THE HOUSE OF ORANGE HONOURS QUEEN HENRIETTA, THE BANKS COPY
Beschrivinge vande Blyde Inkoomste, Rechten van Zeege-bogen en ander toestel op de Wel-koomste van Haare Majesteyt van Groot-Britanien, Vrankryk, en Jerland.
Amsterdam, Nicolaes van Ravesteyn for Pieter Nolpe, 1642.
FIRST EDITION. Large folio, pp. (viii), 36 (11 engraved plates). Roman letter, verse in Italic. Large woodcut printer’s device of two lions flanking the arms of Amsterdam on title, six superb double page allegorical plates, five full page engraved plates of triumphal arches, and one very large folding engraved view of Amsterdam, all engraved by Pieter Nolpe after Peter Potter and others, autograph “S.S. Banks 1813” at head of dedication. Small tear in one leaf expertly restored, no loss and not affecting plate, one blank outer corner restored, some light damp staining towards head of last ten leaves (some leaf loosening). A superb, large copy, with excellent dark impressions of the plates, in contemporary polished vellum over boards.
Magnificent fête book attributed to Samuel Coster, commemorating the 1642 entry into Amsterdam of Henrietta Maria, superbly illustrated with a series of allegorical engravings celebrating her visit, and a wonderful large engraved view of Amsterdam (quite commonly missing). Henrietta Maria (1609 – 1669), Queen Consort of Charles I, arrived in Holland after a stormy crossing in March 1642. Ostensibly her journey was to offer Princess Mary’s hand, her daughter, to her future husband William II Prince of Orange, but she also used the occasion to try to obtain military and financial assistance for the King.
She received a less than enthusiastic welcome, since she was both Catholic and a queen, and the Protestant republic was reluctant to help. The Prince of Orange was apprehensive about assisting her for fear of jeopardizing his own position with the States, and hoping to maintain good relations with both sides. Despite this, the City of Amsterdam agreed to receive the royal guests. For the occasion of her arrival ‘tableau vivants’ of Arion, and the Dolphin and Perseus and Andromeda were planned in the Damrak (then still a canal), but were never actually performed. These scenes or fêtes, represented in allegorical engravings by Nolpe, had strong political overtones.

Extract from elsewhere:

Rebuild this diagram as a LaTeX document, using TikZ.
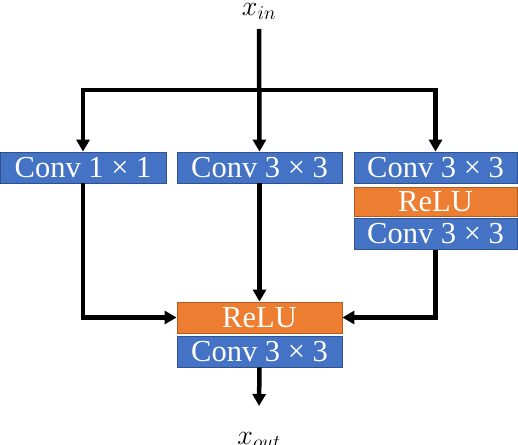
\documentclass[tikz,border=0pt]{standalone}
\usepackage{fix-cm}
\usepackage{fontspec}
\setmainfont{Liberation Serif}
\usetikzlibrary{arrows.meta}
\definecolor{cblue}{HTML}{4472C4}
\definecolor{cblueb}{HTML}{2F528F}
\definecolor{corange}{HTML}{ED7D31}
\definecolor{coranb}{HTML}{AE5A21}
\begin{document}
\begin{tikzpicture}[x=1pt,y=-1pt,
  convbox/.style={rectangle,fill=cblue,draw=cblueb,line width=0.8pt,text=white,inner sep=0pt,minimum height=31pt,font=\fontsize{30.5}{30.5}\selectfont},
  relubox/.style={rectangle,fill=corange,draw=coranb,line width=0.8pt,text=white,inner sep=0pt,minimum height=30pt,font=\fontsize{30.5}{30.5}\selectfont},
  conn/.style={line width=4.5pt},
  arr/.style={conn,-{Triangle[length=12pt,width=13pt]}},
  lbl/.style={inner sep=0pt,font=\fontsize{28}{28}\selectfont}]
\useasboundingbox (0,0) rectangle (518,444);
\node[lbl,anchor=north] (xin) at (259,3) {$x_{in}$};
\node[convbox,minimum width=166pt] (c1) at (83,167.5) {Conv 1 × 1};
\node[convbox,minimum width=165pt] (c2) at (259.5,167.5) {Conv 3 × 3};
\node[convbox,minimum width=163pt] (c3) at (435.5,167.5) {Conv 3 × 3};
\node[relubox,minimum width=163pt,minimum height=29pt] (r3) at (435.5,201.5) {ReLU};
\node[convbox,minimum width=163pt] (c4) at (435.5,234) {Conv 3 × 3};
\node[relubox,minimum width=165pt,minimum height=31pt] (r) at (259.5,317.5) {ReLU};
\node[convbox,minimum width=165pt] (c5) at (259.5,351.5) {Conv 3 × 3};
\node[lbl,anchor=north] (xout) at (259,432) {$x_{out}$};
\coordinate (top) at (259,29);
\coordinate (split) at (259,90);
\coordinate (outend) at (259,406);
\draw[arr] (top) -- (c2.north);
\draw[arr] (split) -| (c1.north);
\draw[arr] (split) -| (c3.north);
\draw[arr] (c1.south) |- (r.west);
\draw[arr] (c2.south) -- (r.north);
\draw[arr] (c4.south) |- (r.east);
\draw[arr] (c5.south) -- (outend);
\end{tikzpicture}
\end{document}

“In Dutch literature, the subject of Andromeda stands for the threatened country – the Netherlands – and Perseus for the noble hero who liberates it from tyranny. … In 1642 a tableau vivant (in the waters of the Rokin) was planned for the joyous entry of Henrietta Maria in Amsterdam, with Perseus symbolizing Frederick Henry.” Jan Suijter. Again the figure of Arion rescued by the dolphin in the next plate symbolized the Netherlands saved by William of Orange. The other four scenes represented: ‘The marriage of Peleus and Thetis’ (a prefiguration of the Marriage of William II and Mary Stuart), ‘The Treaty of Adolf van Nassau,’ ‘The Marriage of Reinout II of Egmond and Eleonora Plantagenet,’ and ‘The Marriage of James II of Scotland and Maria van Egmond.’ All were subjects chosen to allude to the importance of the Orange family in the well-being of the Dutch Republic, and to stress the connection between the Stuarts and the House of Orange.
The series is very finely engraved by Nolpe after oil sketches by the celebrated artist Peter Potter, one of which survives, in the Rijksmuseum Amsterdam. The other engravings show the stages or triumphal arches designed for the fêtes. The last engraving is a very finely engraved large sea view of Amsterdam showing the salut given by the fleet in welcome of Henrietta Maria. This view is particularly rare. A large copy, with all the plates retaining their full margins, of a rare work, especially complete.
Sarah Sophia Banks was an English collector of antiquities and sister to the celebrated naturalist Joseph Banks. Her important collection of theatrical ephemera containing playbills, broadsides, notices, and press-cuttings dealing with private theatrical performances, dating from 1750 to 1808, was presented to the British Museum Library on her death in 1818.
Landwehr, Splendid ceremonies, 1971, p. 111. Ruggieri 1088; Vinet 746.